Flash hat geschrieben:Nun, es gibt für mich andere Gründe mein Leben anzugehen. Aber eine interessante Frage: Wenn Du genau wüßtest, daß in 250 Jahren der Weltuntergang unwiderruflich kommt, würde das irgenwas ändern an dem wie du Dein Leben führst?
Und ich rede nichtmal von Weltuntergang, noch bin ich sicher in dem, was ich rede.

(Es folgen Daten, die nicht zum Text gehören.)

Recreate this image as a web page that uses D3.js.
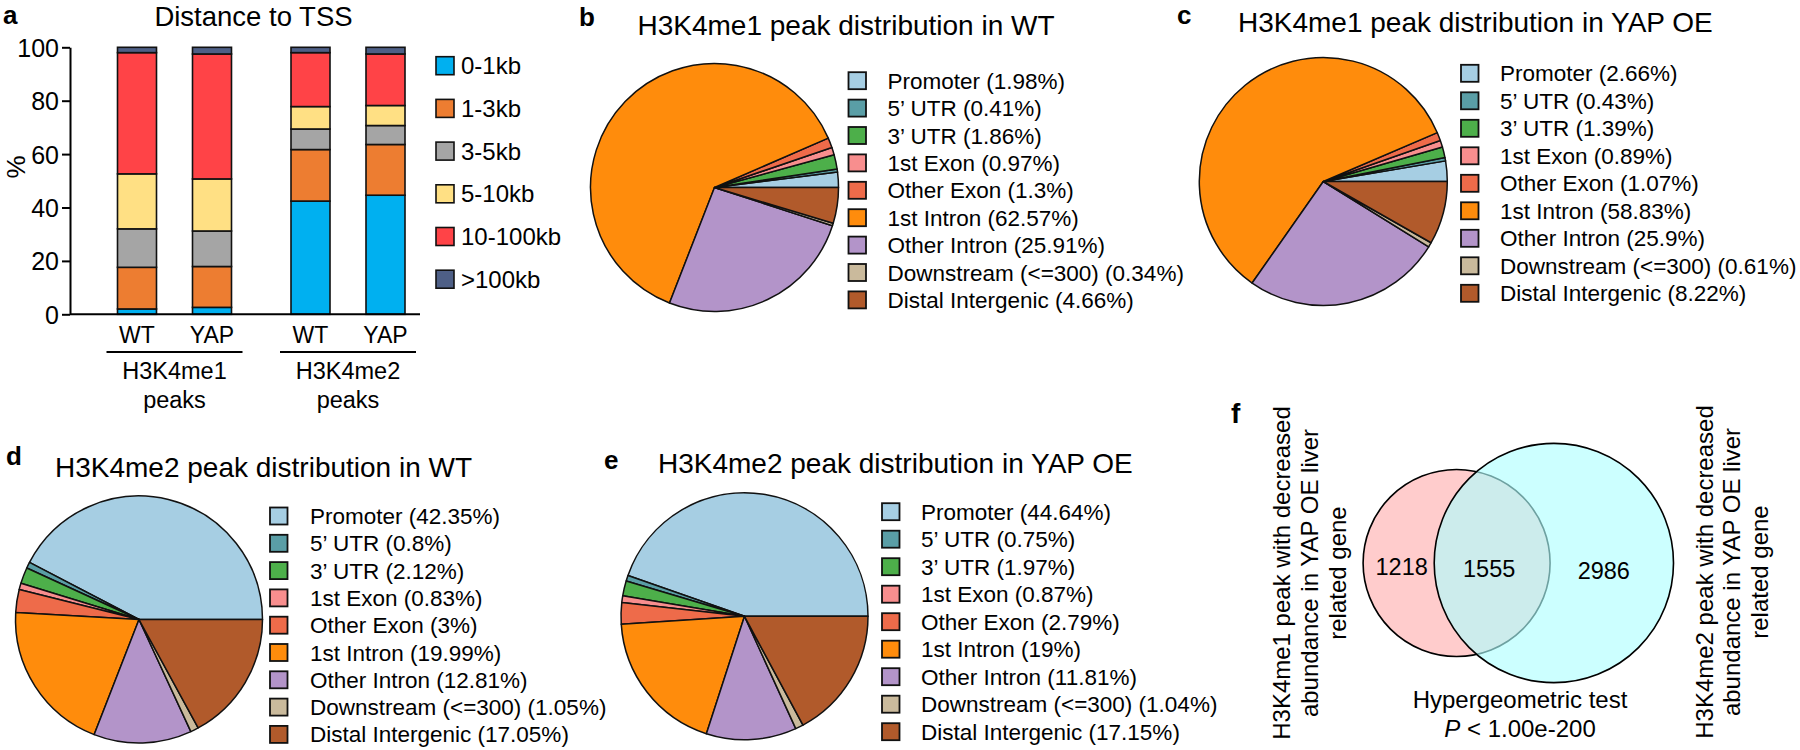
<!DOCTYPE html>
<html>
<head>
<meta charset="utf-8">
<script src="https://cdn.jsdelivr.net/npm/d3@7"></script>
<style>
  html, body { margin: 0; padding: 0; background: #fff; }
  svg { display: block; }
  text { font-family: "Liberation Sans", Arial, Helvetica, sans-serif; fill: #000; }
</style>
</head>
<body>
<svg id="chart" width="1800" height="750"></svg>
<script>
// ---------------- DATA ----------------
// Panel a: distance to TSS (stacked %)
const distCats = ["0-1kb", "1-3kb", "3-5kb", "5-10kb", "10-100kb", ">100kb"];
const distColors = ["#00B0F0", "#ED7D31", "#A5A5A5", "#FFE084", "#FF4347", "#4E5F86"];
const barGroups = ["H3K4me1", "H3K4me2"];
const barConds = ["WT", "YAP"];
const me1WT  = [2.0, 15.6, 14.4, 20.6, 45.4, 2.0];
const me1YAP = [2.6, 15.3, 13.3, 19.5, 46.8, 2.5];
const me2WT  = [42.4, 19.3, 7.7, 8.4, 20.2, 2.0];
const me2YAP = [44.6, 19.0, 7.1, 7.5, 19.3, 2.5];
const yTicks = [0, 20, 40, 60, 80, 100];

// Panels b-e: peak annotation (%)
const annoCats = ["Promoter", "5\u2019 UTR", "3\u2019 UTR", "1st Exon", "Other Exon",
                  "1st Intron", "Other Intron", "Downstream (<=300)", "Distal Intergenic"];
const annoColors = ["#A6CEE3", "#5A9EA6", "#4DAF4A", "#F88E8E", "#EE6B4A",
                    "#FF8C0C", "#B394C9", "#CABA9C", "#B15A2B"];
const annoMe1WT  = [1.98, 0.41, 1.86, 0.97, 1.3, 62.57, 25.91, 0.34, 4.66];
const annoMe1YAP = [2.66, 0.43, 1.39, 0.89, 1.07, 58.83, 25.9, 0.61, 8.22];
const annoMe2WT  = [42.35, 0.8, 2.12, 0.83, 3, 19.99, 12.81, 1.05, 17.05];
const annoMe2YAP = [44.64, 0.75, 1.97, 0.87, 2.79, 19, 11.81, 1.04, 17.15];

// Panel f: Venn
const vennOnlyA = 1218;
const vennBoth = 1555;
const vennOnlyB = 2986;

// ---------------- DRAW ----------------
const svg = d3.select("#chart");
svg.append("rect").attr("width", 1800).attr("height", 750).attr("fill", "#fff");

function txt(parent, x, y, s, size, opts = {}) {
  const t = parent.append("text")
    .attr("x", x).attr("y", y)
    .style("font-size", size + "px")
    .attr("text-anchor", opts.anchor || "start")
    .text(s);
  if (opts.bold) t.style("font-weight", "bold");
  if (opts.rotate) t.attr("transform", `rotate(${opts.rotate},${x},${y})`);
  return t;
}

// ===== Panel a =====
const ga = svg.append("g");
txt(ga, 3, 23.6, "a", 26, {bold: true});
txt(ga, 253.5, 25.5, "Distance to TSS", 27.5, {anchor: "middle"});

const y = d3.scaleLinear().domain([0, 100]).range([314.3, 47.3]);
const xg = d3.scalePoint().domain(barGroups).range([174.5, 348]);
const xc = d3.scalePoint().domain(barConds).range([-37.5, 37.5]);
const barW = 39;

const barRows = [
  {group: "H3K4me1", cond: "WT", vals: me1WT},
  {group: "H3K4me1", cond: "YAP", vals: me1YAP},
  {group: "H3K4me2", cond: "WT", vals: me2WT},
  {group: "H3K4me2", cond: "YAP", vals: me2YAP}
];
const tableRows = barRows.map(r => {
  const o = {group: r.group, cond: r.cond};
  distCats.forEach((c, i) => o[c] = r.vals[i]);
  return o;
});
const stacked = d3.stack().keys(distCats)(tableRows);

stacked.forEach((layer, li) => {
  ga.selectAll(null).data(layer).enter().append("rect")
    .attr("x", d => xg(d.data.group) + xc(d.data.cond) - barW / 2)
    .attr("y", d => y(d[1]))
    .attr("width", barW)
    .attr("height", d => y(d[0]) - y(d[1]))
    .attr("fill", distColors[li])
    .attr("stroke", "#111")
    .attr("stroke-width", 1.6);
});

// y axis
const yAxis = d3.axisLeft(y).tickValues(yTicks).tickSize(8).tickSizeOuter(0).tickPadding(3);
const yag = ga.append("g").attr("transform", "translate(70,0)").call(yAxis);
yag.select(".domain").attr("stroke", "#000").attr("stroke-width", 2);
yag.selectAll(".tick line").attr("stroke", "#000").attr("stroke-width", 2);
yag.selectAll(".tick text").style("font-size", "25px").attr("font-family", null).attr("dy", "0.36em");

// x baseline
ga.append("line").attr("x1", 70).attr("x2", 420).attr("y1", y(0)).attr("y2", y(0))
  .attr("stroke", "#000").attr("stroke-width", 2);

txt(ga, 25, 167, "%", 26, {anchor: "middle", rotate: -90});

// category labels
barRows.forEach(r => {
  txt(ga, xg(r.group) + xc(r.cond), 343, r.cond, 23, {anchor: "middle"});
});
barGroups.forEach(g => {
  const cx = xg(g);
  ga.append("line").attr("x1", cx - 68).attr("x2", cx + 68).attr("y1", 352).attr("y2", 352)
    .attr("stroke", "#000").attr("stroke-width", 1.8);
  txt(ga, cx, 378.5, g, 23.5, {anchor: "middle"});
  txt(ga, cx, 408, "peaks", 23.5, {anchor: "middle"});
});

// legend a
distCats.forEach((c, i) => {
  const cy = 65.7 + 42.7 * i;
  ga.append("rect").attr("x", 436).attr("y", cy - 9).attr("width", 18).attr("height", 18)
    .attr("fill", distColors[i]).attr("stroke", "#111").attr("stroke-width", 1.6);
  txt(ga, 461, cy + 8.5, c, 24);
});

// ===== Pie panels =====
const piePanels = [
  {tag: "b", title: "H3K4me1 peak distribution in WT", vals: annoMe1WT,
   cx: 714.5, cy: 187.5, r: 124, tagX: 579, tagY: 25.5, titleX: 637.5, titleY: 35,
   legX: 848.5, legY: 80.7, legDy: 27.4, textX: 887.5},
  {tag: "c", title: "H3K4me1 peak distribution in YAP OE", vals: annoMe1YAP,
   cx: 1323.3, cy: 181.5, r: 124, tagX: 1177, tagY: 24, titleX: 1238, titleY: 32,
   legX: 1461, legY: 73.3, legDy: 27.5, textX: 1500},
  {tag: "d", title: "H3K4me2 peak distribution in WT", vals: annoMe2WT,
   cx: 139, cy: 619.5, r: 123.5, tagX: 6, tagY: 465, titleX: 55, titleY: 476.7,
   legX: 270, legY: 516, legDy: 27.3, textX: 310},
  {tag: "e", title: "H3K4me2 peak distribution in YAP OE", vals: annoMe2YAP,
   cx: 744.5, cy: 616.3, r: 123.5, tagX: 604, tagY: 469, titleX: 658, titleY: 473,
   legX: 882, legY: 511.7, legDy: 27.5, textX: 921}
];

const pie = d3.pie().sort(null).value(d => d)
  .startAngle(Math.PI / 2).endAngle(Math.PI / 2 - 2 * Math.PI);

piePanels.forEach(p => {
  const g = svg.append("g");
  txt(g, p.tagX, p.tagY, p.tag, 26, {bold: true});
  txt(g, p.titleX, p.titleY, p.title, 28);
  const arc = d3.arc().innerRadius(0).outerRadius(p.r);
  g.append("g").attr("transform", `translate(${p.cx},${p.cy})`)
    .selectAll("path").data(pie(p.vals)).enter().append("path")
    .attr("d", arc)
    .attr("fill", (d, i) => annoColors[i])
    .attr("stroke", "#111").attr("stroke-width", 1.5).attr("stroke-linejoin", "round");
  annoCats.forEach((c, i) => {
    const cy = p.legY + p.legDy * i;
    g.append("rect").attr("x", p.legX).attr("y", cy - 8.5).attr("width", 17.5).attr("height", 17)
      .attr("fill", annoColors[i]).attr("stroke", "#111").attr("stroke-width", 1.8);
    txt(g, p.textX, cy + 8, `${c} (${p.vals[i]}%)`, 22.5);
  });
});

// ===== Panel f: Venn =====
const gf = svg.append("g");
txt(gf, 1231, 423, "f", 28, {bold: true});

const rScale = d3.scaleSqrt().domain([0, vennOnlyA + vennBoth]).range([0, 93.5]);
const rA = rScale(vennOnlyA + vennBoth);
const rB = rScale(vennBoth + vennOnlyB);
const k = rA / Math.sqrt(vennOnlyA + vennBoth);
const targetOverlap = Math.PI * k * k * vennBoth;
function lens(d, r1, r2) {
  if (d >= r1 + r2) return 0;
  if (d <= Math.abs(r1 - r2)) return Math.PI * Math.min(r1, r2) ** 2;
  const a1 = Math.acos((d * d + r1 * r1 - r2 * r2) / (2 * d * r1));
  const a2 = Math.acos((d * d + r2 * r2 - r1 * r1) / (2 * d * r2));
  return r1 * r1 * a1 + r2 * r2 * a2 -
    0.5 * Math.sqrt((-d + r1 + r2) * (d + r1 - r2) * (d - r1 + r2) * (d + r1 + r2));
}
let lo = Math.abs(rA - rB), hi = rA + rB;
for (let i = 0; i < 80; i++) {
  const mid = (lo + hi) / 2;
  if (lens(mid, rA, rB) > targetOverlap) lo = mid; else hi = mid;
}
const dist = (lo + hi) / 2;
const vennMidX = 1518.3, vennCy = 563;
const leftEdge = vennMidX - (rA + dist + rB) / 2;
const cxA = leftEdge + rA;
const cxB = cxA + dist;

gf.append("circle").attr("cx", cxA).attr("cy", vennCy).attr("r", rA)
  .attr("fill", "#FFCCCC").attr("stroke", "#000").attr("stroke-width", 1.6);
gf.append("circle").attr("cx", cxB).attr("cy", vennCy).attr("r", rB)
  .attr("fill", "rgb(174,255,255)").attr("fill-opacity", 0.63)
  .attr("stroke", "none");
gf.append("circle").attr("cx", cxB).attr("cy", vennCy).attr("r", rB)
  .attr("fill", "none").attr("stroke", "#000").attr("stroke-width", 1.6);

const aL = cxA - rA, bL = cxB - rB, aR = cxA + rA, bR = cxB + rB;
txt(gf, (aL + bL) / 2 + 3, 575, String(vennOnlyA), 23.5, {anchor: "middle"});
txt(gf, (bL + aR) / 2 - 3, 577, String(vennBoth), 23.5, {anchor: "middle"});
txt(gf, (aR + bR) / 2 - 8, 578.5, String(vennOnlyB), 23.5, {anchor: "middle"});

txt(gf, 1520, 708.3, "Hypergeometric test", 24, {anchor: "middle"});
const pt = gf.append("text").attr("x", 1520).attr("y", 736.7).attr("text-anchor", "middle")
  .style("font-size", "24px");
pt.append("tspan").style("font-style", "italic").text("P");
pt.append("tspan").text(" < 1.00e-200");

const leftLines = ["H3K4me1 peak with decreased", "abundance in YAP OE liver", "related gene"];
const rightLines = ["H3K4me2 peak with decreased", "abundance in YAP OE liver", "related gene"];
leftLines.forEach((s, i) => txt(gf, 1290 + 28 * i, 573, s, 24, {anchor: "middle", rotate: -90}));
rightLines.forEach((s, i) => txt(gf, 1712.5 + 27.5 * i, 572, s, 24, {anchor: "middle", rotate: -90}));
</script>
</body>
</html>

Ich nehme an, das "unwiderruflich" steht hier unter der Bedingung, daß es ein "weiter so wie bisher" (für das ich jetzt kein Beispiel einfallen würde, aber akzeptieren wir's als Gedankenspiel mal für den Moment) stattfindet (denn ansonsten wär's ja wirklich egal
).
Ich denke schon, daß ich zu Veränderungen bereit wäre, gebe aber offen zu, daß es von der Radikalität der Veränderungen abhinge. Wenn man etwas aus den heutigen Wertvorstellungen absolut abstruses von mir verlangte, ist es sicherlich im Bereich des Möglichen, daß ich einfach nicht geistig in der Lage wäre, diesen Schritt zu tun (und viele Menschen wären sogar körperlich nicht dazu in der Lage). Was man in wirklich extremen Situationen tun würde, kann man leider immer erst sagen, wenn man sozusagen knietief in der Scheiße steckt. Um eine Analogie zu verwenden: Wenn es einen Konsens unter Soldaten gibt, die im Kriegseinsatz waren, dann den, daß einen die Gedankenspiele des Trainings nie auf den echten Mist vorbereiten können, und man immer erst die wahre Reaktion zeigt, wenn es wirklich so weit ist. Daher muß ich in aller Ehrlichkeit sagen: Ich weiß es nicht genau, es hinge von der Radikalität der abverlangten Änderung ab.